Le président doit faire vivre le réseau. Être fédérateur, donner l’exemple, être le premier à s’impliquer. Avec Blandine, on se connaît depuis longtemps et on s’entend bien, on est ouvert d’esprit et complémentaires : elle est une ancienne commerciale et technicienne d’élevage installée en lait, moi je suis céréalier. Elle a le côté sérieux, et sait taper du poing sur la table quand il faut. Moi, j’ai l’habitude d’être en retard, ça ne me stresse pas car j’aime bien la dernière minute. Je sais que Blandine fait en sorte qu’on avance. Le bureau compte deux femmes, c’est très bien car on ne pense pas toujours pareil, elles apportent une autre réflexion. C’est positif dans un monde agricole qui se féminise.
>> Et avec la FDSEA, comment travaillez-vous ?

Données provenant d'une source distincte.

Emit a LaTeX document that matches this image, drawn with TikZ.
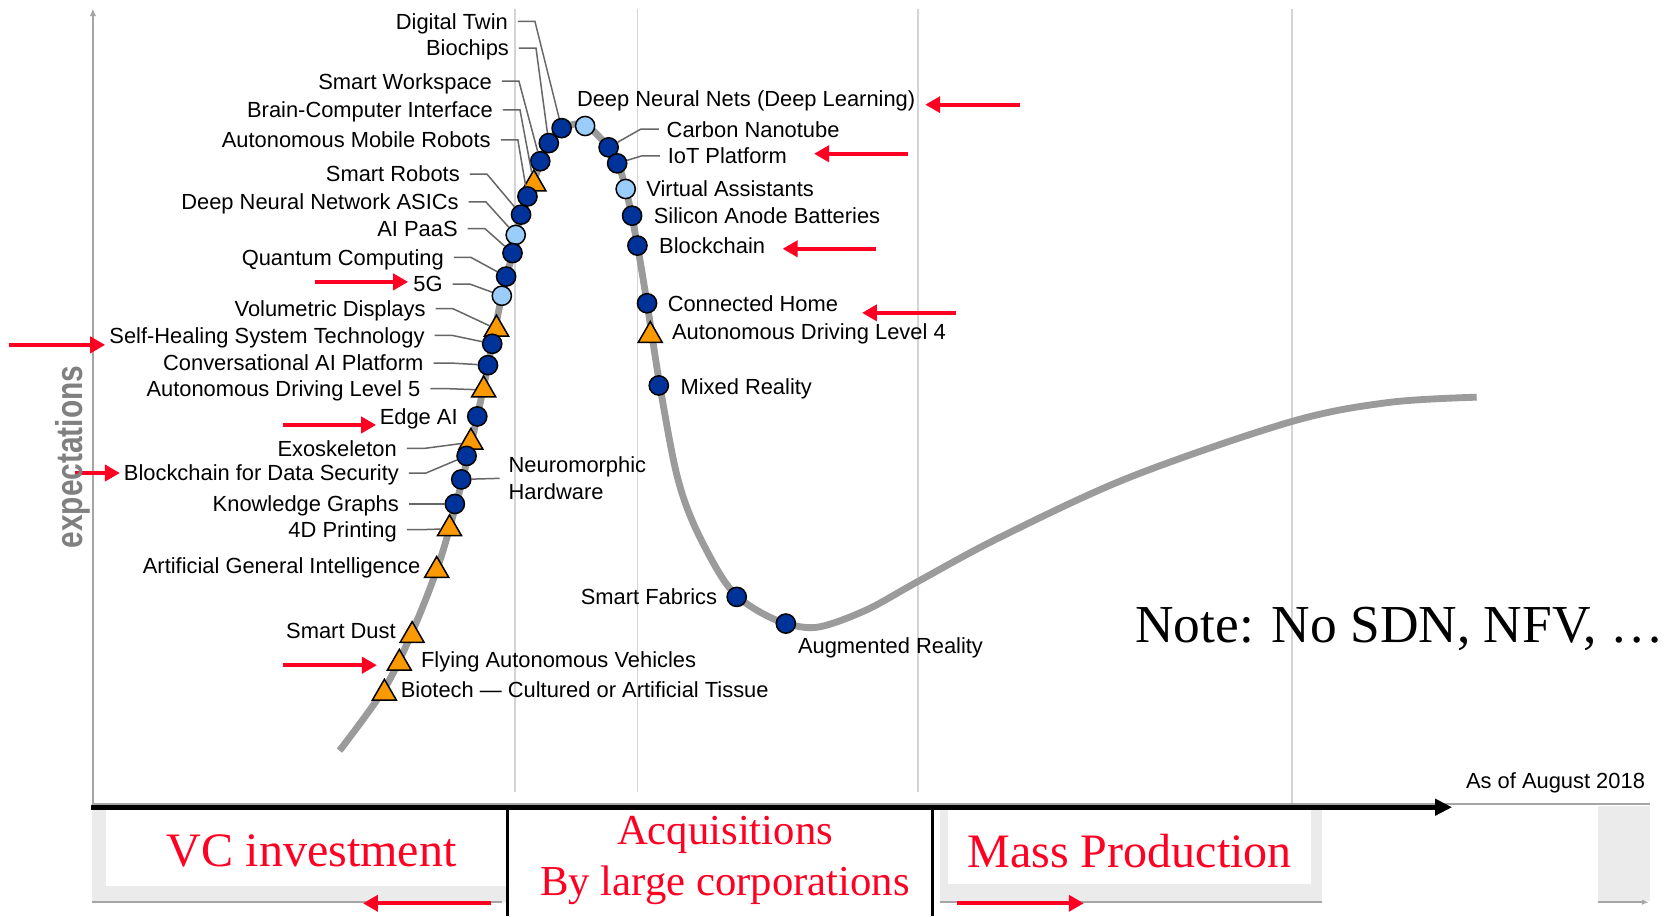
\documentclass[tikz,border=0pt]{standalone}
\usepackage{fontspec}
\setmainfont{Liberation Sans}
\newfontfamily\seriffont{Liberation Serif}
\usepackage{tikz}
\usetikzlibrary{positioning}
\usetikzlibrary{shapes.geometric}
\usetikzlibrary{arrows.meta}
\definecolor{dkblue}{RGB}{0,51,153}
\definecolor{ltblue}{RGB}{155,205,250}
\definecolor{orng}{RGB}{250,153,0}
\definecolor{hred}{RGB}{255,0,35}
\definecolor{curvegray}{RGB}{155,155,155}
\definecolor{gridgray}{RGB}{212,212,212}
\definecolor{bandgray}{RGB}{235,235,235}
\definecolor{axisgray}{RGB}{165,165,165}

\begin{document}
\begin{tikzpicture}
  [
    x=0.5pt, y=-0.5pt,
    dot/.style={circle, draw=black, line width=0.7pt, fill=dkblue,
      minimum size=9pt, inner sep=0pt},
    ldot/.style={dot, fill=ltblue},
    tri/.style={regular polygon, regular polygon sides=3, draw=black,
      line width=0.7pt, fill=orng, minimum size=13pt, inner sep=0pt, yshift=-1.6pt},
    lbl/.style={font=\fontsize{10.25}{12}\selectfont, inner sep=0pt,
      text height=7.35pt, text depth=0pt},
    ld/.style={draw=black!60, line width=0.7pt},
    rarr/.style={draw=hred, line width=1.9pt, -{Triangle[length=7pt,width=7.5pt]}},
    grid/.style={draw=gridgray, line width=0.8pt},
    curve/.style={draw=curvegray, line width=3.2pt},
    big/.style={text=hred, font=\seriffont\fontsize{22.5}{27}\selectfont, inner sep=0pt}
  ]
  \path[use as bounding box, fill=white] (0,0) rectangle (1565,858);

  % grid and axes
  \draw[grid] (482,8) -- (482,742);
  \draw[grid] (597,8) -- (597,742);
  \draw[grid] (860,8) -- (860,742);
  \draw[grid] (1210,8) -- (1210,753);
  \draw[draw=axisgray, line width=0.9pt, -{Latex[length=3.5pt,width=3pt]}] (87,845) -- (87,8);
  \draw[draw=axisgray, line width=0.9pt] (87,753) -- (1545,753);

  \draw[curve] plot[smooth, tension=0.55] coordinates {(318,703) (360,645)
    (386,592) (410,531) (427,473) (442,412) (453,362) (461,322) (470,277) (480,237)
    (488,201) (500,169) (514,134) (527,120) (548,117) (570,138) (579,153) (588,185)
    (597,230) (606,284) (618,361) (633,441) (648,487) (672,534) (690,558) (715,575)
    (740,585) (768,587) (812,571) (859,545) (937,503) (1058,447) (1209,395)
    (1300,377) (1383,372)};

  % rising side
  \node (m1)  at (526,120) [dot]  {};
  \node (m2)  at (514,134) [dot]  {};
  \node (m3)  at (506,151) [dot]  {};
  \node (m4)  at (500,169) [tri]  {};
  \node (m5)  at (494,184) [dot]  {};
  \node (m6)  at (488,201) [dot]  {};
  \node (m7)  at (483,220) [ldot] {};
  \node (m8)  at (480,237) [dot]  {};
  \node (m9)  at (474,259) [dot]  {};
  \node (m10) at (470,277) [ldot] {};
  \node (m11) at (465,305) [tri]  {};
  \node (m12) at (461,322) [dot]  {};
  \node (m13) at (457,342) [dot]  {};
  \node (m14) at (453,362) [tri]  {};
  \node (m15) at (447,390) [dot]  {};
  \node (m16) at (441,411) [tri]  {};
  \node (m17) at (437,427) [dot]  {};
  \node (m18) at (432,449) [dot]  {};
  \node (m19) at (426,472) [dot]  {};
  \node (m20) at (421,492) [tri]  {};
  \node (m21) at (409,531) [tri]  {};
  \node (m22) at (386,592) [tri]  {};
  \node (m23) at (374,618) [tri]  {};
  \node (m24) at (360,646) [tri]  {};

  % peak and falling side
  \node (n1)  at (548,118) [ldot] {};
  \node (n2)  at (570,138) [dot]  {};
  \node (n3)  at (578,153) [dot]  {};
  \node (n4)  at (586,177) [ldot] {};
  \node (n5)  at (592,202) [dot]  {};
  \node (n6)  at (597,230) [dot]  {};
  \node (n7)  at (606,284) [dot]  {};
  \node (n8)  at (609,311) [tri]  {};
  \node (n9)  at (617,361) [dot]  {};
  \node (n10) at (690,559) [dot]  {};
  \node (n11) at (736,584) [dot]  {};

  \node (l1)  at (476,20)  [lbl, anchor=east] {Digital Twin};
  \node (l2)  at (477,45)  [lbl, anchor=east] {Biochips};
  \node (l3)  at (461,76)  [lbl, anchor=east] {Smart Workspace};
  \node (l4)  at (462,103) [lbl, anchor=east] {Brain-Computer Interface};
  \node (l5)  at (460,131) [lbl, anchor=east] {Autonomous Mobile Robots};
  \node (l6)  at (431,163) [lbl, anchor=east] {Smart Robots};
  \node (l7)  at (430,189) [lbl, anchor=east] {Deep Neural Network ASICs};
  \node (l8)  at (429,214) [lbl, anchor=east] {AI PaaS};
  \node (l9)  at (416,241) [lbl, anchor=east] {Quantum Computing};
  \node (l10) at (415,266) [lbl, anchor=east] {5G};
  \node (l11) at (399,289) [lbl, anchor=east] {Volumetric Displays};
  \node (l12) at (398,314) [lbl, anchor=east] {Self-Healing System Technology};
  \node (l13) at (397,340) [lbl, anchor=east] {Conversational AI Platform};
  \node (l14) at (394,364) [lbl, anchor=east] {Autonomous Driving Level 5};
  \node (l15) at (429,390) [lbl, anchor=east] {Edge AI};
  \node (l16) at (372,420) [lbl, anchor=east] {Exoskeleton};
  \node (l17) at (374,443) [lbl, anchor=east] {Blockchain for Data Security};
  \node (l18) at (476,448) [font=\fontsize{10.25}{12.5}\selectfont, inner sep=0pt,
    align=left, anchor=west] {Neuromorphic\\Hardware};
  \node (l19) at (374,472) [lbl, anchor=east] {Knowledge Graphs};
  \node (l20) at (372,496) [lbl, anchor=east] {4D Printing};
  \node (l21) at (394,530) [lbl, anchor=east] {Artificial General Intelligence};
  \node (l22) at (371,591) [lbl, anchor=east] {Smart Dust};
  \node (l23) at (394,618) [lbl, anchor=west] {Flying Autonomous Vehicles};
  \node (l24) at (375,646) [lbl, anchor=west] {Biotech — Cultured or Artificial Tissue};

  \node (r1)  at (540,92)  [lbl, anchor=west] {Deep Neural Nets (Deep Learning)};
  \node (r2)  at (624,121) [lbl, anchor=west] {Carbon Nanotube};
  \node (r3)  at (625,146) [lbl, anchor=west] {IoT Platform};
  \node (r4)  at (605,177) [lbl, anchor=west] {Virtual Assistants};
  \node (r5)  at (612,202) [lbl, anchor=west] {Silicon Anode Batteries};
  \node (r6)  at (617,230) [lbl, anchor=west] {Blockchain};
  \node (r7)  at (625,284) [lbl, anchor=west] {Connected Home};
  \node (r8)  at (629,311) [lbl, anchor=west] {Autonomous Driving Level 4};
  \node (r9)  at (637,362) [lbl, anchor=west] {Mixed Reality};
  \node (r10) at (672,559) [lbl, anchor=east] {Smart Fabrics};
  \node (r11) at (747,605) [lbl, anchor=west] {Augmented Reality};

  % leader lines
  \foreach \i in {1,...,14,16,17,19,20}
    \draw[ld] (l\i.east) ++(9,0) -- ++(16,0) -- (m\i);
  \draw[ld] (l18.west) ++(-8,0) -- (m18);
  \draw[ld] (r2.west) ++(-7,0) -- ++(-17,0) -- (n2);
  \draw[ld] (r3.west) ++(-7,0) -- ++(-17,0) -- (n3);

  % red pointers
  \coordinate (t1) at (955,98);
  \coordinate (t2) at (850,144);
  \coordinate (t3) at (820,233);
  \coordinate (t4) at (895,293);
  \coordinate (t5) at (295,264);
  \coordinate (t6) at (8,323);
  \coordinate (t7) at (265,398);
  \coordinate (t8) at (70,443);
  \coordinate (t9) at (265,623);
  \draw[rarr, shorten >=4.5pt]  (t1) -- (t1 -| r1.east);
  \draw[rarr, shorten >=12.5pt] (t2) -- (t2 -| r3.east);
  \draw[rarr, shorten >=8pt]    (t3) -- (t3 -| r6.east);
  \draw[rarr, shorten >=11pt]   (t4) -- (t4 -| r7.east);
  \draw[rarr, shorten >=2.3pt]  (t5) -- (t5 -| l10.west);
  \draw[rarr, shorten >=1.8pt]  (t6) -- (t6 -| l12.west);
  \draw[rarr, shorten >=1.5pt]  (t7) -- (t7 -| l15.west);
  \draw[rarr, shorten >=1.7pt]  (t8) -- (t8 -| l17.west);
  \draw[rarr, shorten >=10.5pt] (t9) -- (t9 -| m23);

  \node (date) at (1541,731) [lbl, anchor=east] {As of August 2018};
  \node (ylab) at (68,428) [rotate=90, yscale=1.25, text=black!50,
    font=\bfseries\fontsize{14}{16}\selectfont, inner sep=0pt] {expectations};
  \node (note) at (1063,602) [anchor=base west, inner sep=0pt,
    font=\seriffont\fontsize{25}{30}\selectfont] {Note: No SDN, NFV, …};

  % phase bands
  \fill[bandgray] (86,757) rectangle (475,845);
  \fill[white] (99,757) rectangle (475,830);
  \draw[draw=axisgray, line width=1pt] (86,845) -- (470,845);
  \fill[bandgray] (880,757) rectangle (1238,845);
  \fill[white] (888,757) rectangle (1228,828);
  \draw[draw=axisgray, line width=1pt] (880,845) -- (1238,845);
  \fill[bandgray] (1497,755) rectangle (1545,844);
  \coordinate (g1) at (1497,845);
  \coordinate (g2) at (1544,845);
  \draw[draw=axisgray, line width=1pt, -{Latex[length=3pt,width=2.5pt]}] (g1) -- (g2);

  \coordinate (ax0) at (85,756);
  \coordinate (ax1) at (1360,756);
  \draw[line width=2.2pt, -{Triangle[length=8pt,width=7.5pt]}] (ax0) -- (ax1);
  \coordinate (d1) at (475,756);
  \coordinate (d2) at (873,756);
  \draw[line width=1.5pt] (d1) -- (d1 |- 0,858);
  \draw[line width=1.5pt] (d2) -- (d2 |- 0,858);

  \node (vc)  at (292,797) [big] {VC investment};
  \node (acq) at (679,806) [big, font=\seriffont\fontsize{20}{24}\selectfont,
    align=center] {Acquisitions\\By large corporations};
  \node (mp)  at (1058,797) [big] {Mass Production};

  \coordinate (vcA) at (460,846);
  \coordinate (vcB) at (340,846);
  \coordinate (mpA) at (896,846);
  \coordinate (mpB) at (1015,846);
  \draw[rarr] (vcA) -- (vcB);
  \draw[rarr] (mpA) -- (mpB);
\end{tikzpicture}
\end{document}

On n’a pas toujours les mêmes méthodes et nous avons nos points de vue. Mais j’ai de très bonnes relations avec la FDSEA et Anne-Marie, qui est très performante dans tout ce qu’elle entreprend. Elle est un personnage fort en caractère et se donne les moyens d’aller au bout de ses ambitions. Même si on n’est pas toujours d’accord, sur le fond, on défend la même chose. Il faut parfois que chacun lâche un peu pour trouver une solution finale qui va à tout le monde. Nous devons tout faire ensemble pour être plus forts demain et revendiquer nos opinons.
>> Quels sont vos envies, vos challenges pour les deux années de mandature ?
Donner une meilleure image du monde agricole. La confrontation citadins vs ruraux m’agace profondément. Les gens sont lassés du système ancestral, la société de consommation veut du + bio, + vert, + sain. Mais montrons qu’il n’y a pas mieux dans le monde que ce que nous faisons en France. Les gens comme Hugo Clément se servent de leur profession pour véhiculer un message personnel et influencent le grand public. Il faut que le monde agricole transmette les bonnes informations. Ça passe aussi par la vigilance des agriculteurs, car on paie cash le moindre faux pas. Nous devons être irréprochables et consciencieux dans notre travail.